Manipulation and Inspiration Are Similar, but Not the Same
Manipulation and inspiration both tickle the limbic brain. Aspirational messages, fear or peer pressure all push us to decide one way or another by appealing to our irrational desires or playing on our fears. But it’s when that emotional feeling goes deeper than insecurity or uncertainty or dreams that the emotional reaction aligns with how we view ourselves. It is at that point that behavior moves from being motivated to inspired. When we are inspired, the decisions we make have more to do with who we are and less to do with the companies or the products we’re buying.
When our decisions
feel
right, we’re willing to pay a premium or suffer an inconvenience for those products or services.
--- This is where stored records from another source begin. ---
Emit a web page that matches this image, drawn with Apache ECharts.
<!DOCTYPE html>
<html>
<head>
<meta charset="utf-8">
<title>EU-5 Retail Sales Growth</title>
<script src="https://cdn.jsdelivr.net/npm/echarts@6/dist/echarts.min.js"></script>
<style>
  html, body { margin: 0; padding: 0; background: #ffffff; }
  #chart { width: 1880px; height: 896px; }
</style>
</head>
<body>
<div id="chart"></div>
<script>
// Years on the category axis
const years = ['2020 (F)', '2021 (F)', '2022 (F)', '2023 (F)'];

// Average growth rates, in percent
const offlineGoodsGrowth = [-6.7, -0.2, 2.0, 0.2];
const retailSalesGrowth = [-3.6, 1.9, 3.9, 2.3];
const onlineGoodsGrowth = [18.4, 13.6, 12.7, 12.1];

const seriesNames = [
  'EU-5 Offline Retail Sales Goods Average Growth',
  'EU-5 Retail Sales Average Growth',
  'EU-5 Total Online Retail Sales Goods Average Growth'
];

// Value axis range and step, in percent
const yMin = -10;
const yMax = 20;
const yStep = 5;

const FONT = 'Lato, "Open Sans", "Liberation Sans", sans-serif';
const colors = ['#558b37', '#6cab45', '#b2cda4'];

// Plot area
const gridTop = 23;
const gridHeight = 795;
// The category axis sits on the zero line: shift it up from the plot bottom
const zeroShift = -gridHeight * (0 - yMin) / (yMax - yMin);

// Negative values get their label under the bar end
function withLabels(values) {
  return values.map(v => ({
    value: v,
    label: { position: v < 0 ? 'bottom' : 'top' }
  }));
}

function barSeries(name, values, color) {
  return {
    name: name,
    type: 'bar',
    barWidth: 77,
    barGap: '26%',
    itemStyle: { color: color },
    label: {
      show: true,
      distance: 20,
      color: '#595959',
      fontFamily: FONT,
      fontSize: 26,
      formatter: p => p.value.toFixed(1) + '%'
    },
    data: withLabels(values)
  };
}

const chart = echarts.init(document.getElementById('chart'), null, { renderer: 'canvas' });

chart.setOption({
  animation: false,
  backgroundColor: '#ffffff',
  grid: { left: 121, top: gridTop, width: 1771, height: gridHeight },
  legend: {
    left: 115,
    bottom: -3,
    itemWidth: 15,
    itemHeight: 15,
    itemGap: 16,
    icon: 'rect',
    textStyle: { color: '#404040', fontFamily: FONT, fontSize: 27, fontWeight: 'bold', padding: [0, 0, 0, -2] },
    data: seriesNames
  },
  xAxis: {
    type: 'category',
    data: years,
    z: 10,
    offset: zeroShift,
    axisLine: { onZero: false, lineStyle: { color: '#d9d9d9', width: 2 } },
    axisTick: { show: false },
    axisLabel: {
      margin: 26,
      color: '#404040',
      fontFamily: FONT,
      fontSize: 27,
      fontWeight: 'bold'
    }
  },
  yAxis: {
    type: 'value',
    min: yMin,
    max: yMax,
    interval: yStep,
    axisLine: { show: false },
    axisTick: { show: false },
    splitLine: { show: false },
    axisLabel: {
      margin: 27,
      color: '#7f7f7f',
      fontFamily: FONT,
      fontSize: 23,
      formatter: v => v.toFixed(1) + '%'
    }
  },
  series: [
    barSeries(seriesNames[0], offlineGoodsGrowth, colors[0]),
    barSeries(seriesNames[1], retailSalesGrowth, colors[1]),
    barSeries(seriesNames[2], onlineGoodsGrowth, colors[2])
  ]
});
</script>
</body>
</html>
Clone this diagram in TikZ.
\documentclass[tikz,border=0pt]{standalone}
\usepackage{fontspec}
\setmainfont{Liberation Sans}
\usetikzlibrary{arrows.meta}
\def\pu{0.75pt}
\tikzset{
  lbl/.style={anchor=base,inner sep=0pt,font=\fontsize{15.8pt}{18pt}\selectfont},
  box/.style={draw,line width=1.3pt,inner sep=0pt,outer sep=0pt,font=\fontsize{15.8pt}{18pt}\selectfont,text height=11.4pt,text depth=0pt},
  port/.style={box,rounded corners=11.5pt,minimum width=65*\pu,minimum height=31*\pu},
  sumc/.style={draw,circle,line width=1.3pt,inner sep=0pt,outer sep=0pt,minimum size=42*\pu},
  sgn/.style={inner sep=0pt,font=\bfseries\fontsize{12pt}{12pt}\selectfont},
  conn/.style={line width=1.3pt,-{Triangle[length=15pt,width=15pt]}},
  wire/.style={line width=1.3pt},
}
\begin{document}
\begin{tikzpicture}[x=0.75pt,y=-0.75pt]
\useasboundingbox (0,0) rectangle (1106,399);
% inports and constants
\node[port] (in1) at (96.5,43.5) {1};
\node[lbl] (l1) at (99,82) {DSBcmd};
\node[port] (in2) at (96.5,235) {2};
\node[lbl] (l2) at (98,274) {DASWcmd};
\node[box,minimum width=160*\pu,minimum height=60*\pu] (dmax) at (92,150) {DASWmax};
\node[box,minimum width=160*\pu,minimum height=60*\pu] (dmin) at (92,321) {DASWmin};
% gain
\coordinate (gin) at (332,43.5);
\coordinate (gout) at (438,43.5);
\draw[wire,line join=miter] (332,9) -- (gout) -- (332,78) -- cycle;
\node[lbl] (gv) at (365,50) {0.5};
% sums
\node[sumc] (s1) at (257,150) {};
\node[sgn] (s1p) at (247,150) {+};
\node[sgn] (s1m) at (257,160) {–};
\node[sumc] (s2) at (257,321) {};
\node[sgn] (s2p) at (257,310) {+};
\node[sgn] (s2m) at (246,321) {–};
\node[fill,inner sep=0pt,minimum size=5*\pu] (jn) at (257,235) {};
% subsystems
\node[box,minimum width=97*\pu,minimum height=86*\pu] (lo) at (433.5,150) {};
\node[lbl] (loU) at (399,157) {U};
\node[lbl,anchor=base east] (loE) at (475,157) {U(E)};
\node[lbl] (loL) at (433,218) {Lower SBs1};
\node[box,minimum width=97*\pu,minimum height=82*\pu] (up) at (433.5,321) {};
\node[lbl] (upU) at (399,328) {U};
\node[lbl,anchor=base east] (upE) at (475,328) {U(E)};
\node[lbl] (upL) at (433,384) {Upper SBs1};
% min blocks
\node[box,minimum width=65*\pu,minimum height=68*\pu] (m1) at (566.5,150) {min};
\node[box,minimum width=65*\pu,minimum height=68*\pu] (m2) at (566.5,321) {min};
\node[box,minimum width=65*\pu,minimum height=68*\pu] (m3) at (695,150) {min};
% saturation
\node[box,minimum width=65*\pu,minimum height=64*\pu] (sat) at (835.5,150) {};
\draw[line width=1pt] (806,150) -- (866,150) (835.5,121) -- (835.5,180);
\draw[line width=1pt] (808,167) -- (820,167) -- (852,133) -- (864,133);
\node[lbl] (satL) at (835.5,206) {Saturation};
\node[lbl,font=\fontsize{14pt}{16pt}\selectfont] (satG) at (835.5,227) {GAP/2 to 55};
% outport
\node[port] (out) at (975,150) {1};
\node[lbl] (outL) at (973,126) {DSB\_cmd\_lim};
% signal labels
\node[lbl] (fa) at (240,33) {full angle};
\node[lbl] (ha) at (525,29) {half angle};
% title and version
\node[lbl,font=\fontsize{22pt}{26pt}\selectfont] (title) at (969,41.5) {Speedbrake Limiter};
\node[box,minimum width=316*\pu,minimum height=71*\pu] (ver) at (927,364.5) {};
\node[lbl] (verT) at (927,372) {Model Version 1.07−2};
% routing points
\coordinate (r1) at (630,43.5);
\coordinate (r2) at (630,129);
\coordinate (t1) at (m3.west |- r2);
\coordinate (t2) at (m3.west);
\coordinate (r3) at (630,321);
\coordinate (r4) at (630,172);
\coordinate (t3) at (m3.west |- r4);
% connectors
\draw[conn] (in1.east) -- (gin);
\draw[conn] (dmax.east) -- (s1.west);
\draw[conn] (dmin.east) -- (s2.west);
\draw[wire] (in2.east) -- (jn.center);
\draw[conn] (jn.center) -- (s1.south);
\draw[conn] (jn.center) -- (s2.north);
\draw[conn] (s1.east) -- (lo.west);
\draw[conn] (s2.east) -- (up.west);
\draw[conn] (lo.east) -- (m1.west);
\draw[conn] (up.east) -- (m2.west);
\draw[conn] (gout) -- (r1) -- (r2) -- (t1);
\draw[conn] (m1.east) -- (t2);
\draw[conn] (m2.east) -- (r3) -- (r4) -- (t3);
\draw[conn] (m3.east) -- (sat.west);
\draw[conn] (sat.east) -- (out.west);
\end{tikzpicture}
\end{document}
This has nothing to do with price or quality. Price, quality, features and service are important, but they are the cost of entry in business today. It is those visceral limbic feelings that create loyalty. And it is that loyalty that gives Apple or Harley-Davidson or Southwest Airlines or Martin Luther King or any other great leader who commands a following such a huge advantage. Without a strong base of loyal followers, the pressure increases to manipulate—to compete or “differentiate” based on price, quality, service or features. Loyalty, real emotional value, exists in the brain of the buyer, not the seller.